|Informative Information for the Uninformed
Generalizing data flow information can make it possible to analyze large data sets without losing accuracy. This section describes the process of generalizing information at each generalization tier. As a matter of course, each generalization tier uses data flow information obtained from its preceding more specific generalization tier. In this way, the basic block tier generalizes information obtained at the instruction tier, the procedure tier generalizes information obtained at the basic block tier, and so on. The algorithms used to generalize information at each generalization tier can have a direct impact on the accuracy of the information that can be obtained when used during data flow analysis. The subject of accuracy will be addressed for each specific tier.

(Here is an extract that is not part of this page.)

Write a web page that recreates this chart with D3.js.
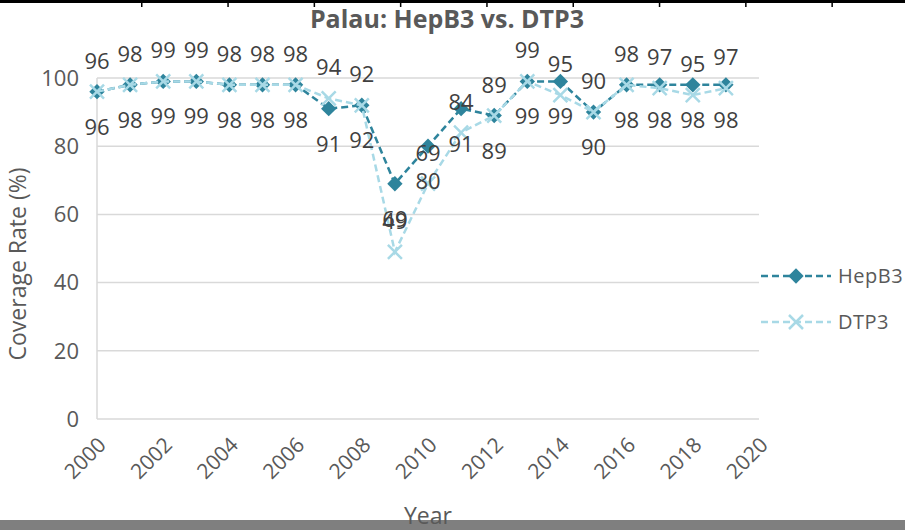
<!DOCTYPE html>
<html>
<head>
<meta charset="utf-8">
<script src="https://cdn.jsdelivr.net/npm/d3@7"></script>
<style>
  body { margin: 0; background: #fff; }
  svg text { font-family: "Open Sans", sans-serif; }
</style>
</head>
<body>
<div id="chart"></div>
<script>
var years = [2000,2001,2002,2003,2004,2005,2006,2007,2008,2009,2010,2011,2012,2013,2014,2015,2016,2017,2018,2019];
var hepb3 = [96,98,99,99,98,98,98,91,92,69,80,91,89,99,99,90,98,98,98,98];
var dtp3  = [96,98,99,99,98,98,98,94,92,49,69,84,89,99,95,90,98,97,95,97];
var yTicks = [0,20,40,60,80,100];
var xTicks = [2000,2002,2004,2006,2008,2010,2012,2014,2016,2018,2020];

var W = 905, H = 530;
var hepColor = "#2e849c", dtpColor = "#a8d9e6";

var svg = d3.select("#chart").append("svg")
  .attr("width", W).attr("height", H);

// frame bits at top and bottom
svg.append("rect").attr("x",0).attr("y",0).attr("width",W).attr("height",3).attr("fill","#000");
var topTicks = d3.range(9).map(function(i){ return 141 + i*86.3; });
svg.selectAll(".ftick").data(topTicks).enter().append("rect")
  .attr("x", function(d){ return d; }).attr("y",0).attr("width",1.5).attr("height",7).attr("fill","#000");
svg.append("rect").attr("x",0).attr("y",520).attr("width",W).attr("height",10).attr("fill","#7f7f7f");

var x = d3.scaleLinear().domain([2000,2020]).range([97,759]);
var y = d3.scaleLinear().domain([0,100]).range([419,78]);

// gridlines
svg.append("g").selectAll("line").data(yTicks).enter().append("line")
  .attr("x1", x(2000)).attr("x2", x(2020))
  .attr("y1", function(d){ return y(d); }).attr("y2", function(d){ return y(d); })
  .attr("stroke", "#d9d9d9").attr("stroke-width", 1.5);

// y axis line
svg.append("line").attr("x1", x(2000)).attr("x2", x(2000)).attr("y1", y(100)).attr("y2", y(0))
  .attr("stroke", "#d9d9d9").attr("stroke-width", 1.5);

// y tick labels
svg.append("g").selectAll("text").data(yTicks).enter().append("text")
  .attr("x", 79).attr("y", function(d){ return y(d); })
  .attr("dy", "0.35em").attr("text-anchor","end")
  .attr("font-size", 22).attr("fill","#595959")
  .text(function(d){ return d; });

// x tick labels
svg.append("g").selectAll("text").data(xTicks).enter().append("text")
  .attr("transform", function(d){ return "translate(" + (x(d)+5) + "," + 441 + ") rotate(-45)"; })
  .attr("text-anchor","end").attr("dy","0.35em")
  .attr("font-size", 21).attr("fill","#595959")
  .text(function(d){ return d; });

// title
svg.append("text").attr("x", 447).attr("y", 28).attr("text-anchor","middle")
  .attr("font-size", 25).attr("font-weight","bold").attr("fill","#595959")
  .text("Palau: HepB3 vs. DTP3");

// axis titles
svg.append("text").attr("transform","translate(26,264) rotate(-90)")
  .attr("text-anchor","middle").attr("font-size",23).attr("fill","#595959")
  .text("Coverage Rate (%)");
svg.append("text").attr("x", 428).attr("y", 524).attr("text-anchor","middle")
  .attr("font-size",23).attr("fill","#595959").text("Year");

var line = function(vals){
  return d3.line().x(function(d,i){ return x(years[i]); }).y(function(d){ return y(d); })(vals);
};
var cross = "M-7,-7L7,7M-7,7L7,-7";
var diamond = d3.symbol().type(d3.symbolDiamond2).size(150);

// HepB3 line + markers
svg.append("path").attr("d", line(hepb3)).attr("fill","none")
  .attr("stroke", hepColor).attr("stroke-width", 2.5).attr("stroke-dasharray","7,4");
svg.append("g").selectAll("path").data(hepb3).enter().append("path")
  .attr("d", diamond)
  .attr("transform", function(d,i){ return "translate(" + x(years[i]) + "," + y(d) + ")"; })
  .attr("fill", hepColor);

// DTP3 line + markers (drawn on top)
svg.append("path").attr("d", line(dtp3)).attr("fill","none")
  .attr("stroke", dtpColor).attr("stroke-width", 2.5).attr("stroke-dasharray","7,4");
svg.append("g").selectAll("path").data(dtp3).enter().append("path")
  .attr("d", cross)
  .attr("transform", function(d,i){ return "translate(" + x(years[i]) + "," + y(d) + ")"; })
  .attr("stroke", dtpColor).attr("stroke-width", 2.5).attr("fill","none");

// data labels: DTP3 above, HepB3 below
svg.append("g").selectAll("text").data(dtp3).enter().append("text")
  .attr("x", function(d,i){ return x(years[i]); }).attr("y", function(d){ return y(d) - 23; })
  .attr("text-anchor","middle").attr("font-size",22).attr("fill","#404040")
  .text(function(d){ return d; });
svg.append("g").selectAll("text").data(hepb3).enter().append("text")
  .attr("x", function(d,i){ return x(years[i]); }).attr("y", function(d){ return y(d) + 43; })
  .attr("text-anchor","middle").attr("font-size",22).attr("fill","#404040")
  .text(function(d){ return d; });

// legend
var legend = [
  { name: "HepB3", color: hepColor, y: 276, mark: "diamond" },
  { name: "DTP3", color: dtpColor, y: 322, mark: "cross" }
];
legend.forEach(function(l){
  var g = svg.append("g");
  g.append("line").attr("x1", 761).attr("x2", 831).attr("y1", l.y).attr("y2", l.y)
    .attr("stroke", l.color).attr("stroke-width", 2.5).attr("stroke-dasharray","7,4");
  if (l.mark === "diamond") {
    g.append("path").attr("d", diamond).attr("transform","translate(796," + l.y + ")").attr("fill", l.color);
  } else {
    g.append("path").attr("d", cross).attr("transform","translate(796," + l.y + ")")
      .attr("stroke", l.color).attr("stroke-width", 2.5).attr("fill","none");
  }
  g.append("text").attr("x", 838).attr("y", l.y).attr("dy","0.35em")
    .attr("font-size",20).attr("letter-spacing",0.5).attr("fill","#595959").text(l.name);
});
</script>
</body>
</html>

To obtain generalized data flow information, a set of target executable image files, or modules, must be defined. The target modules serve to define the context from which data flow information will be obtained and generalized. The general process used to accomplish this involves visiting each procedure within each module. For each procedure, data flow information is collected at the instruction tier and is then generalized to each less-specific tier. To facilitate the reachability algorithm, it is assumed that as the data flow information is collected, it is persisted in a form such that can be accessed on demand. The process described in this paper assumes a normalized database is used to contain the data flow information found at each generalization tier. In this manner, the upper limit associated with the number of target modules is tied to the amount of available persistent storage with respect to the amount required by a given data flow problem.
Before proceeding, it is important to point out that while this paper describes explicit algorithms for generalizing at each tier, it is entirely possible to substitute alternative algorithms. This serves to illustrate that the concept of generalizing information along generalization tiers is sufficiently abstract enough to support representing alternate forms of data flow and control flow information. By using different algorithms, it is possible to convey different forms of data flow relationships which vary in terms of precision and accuracy.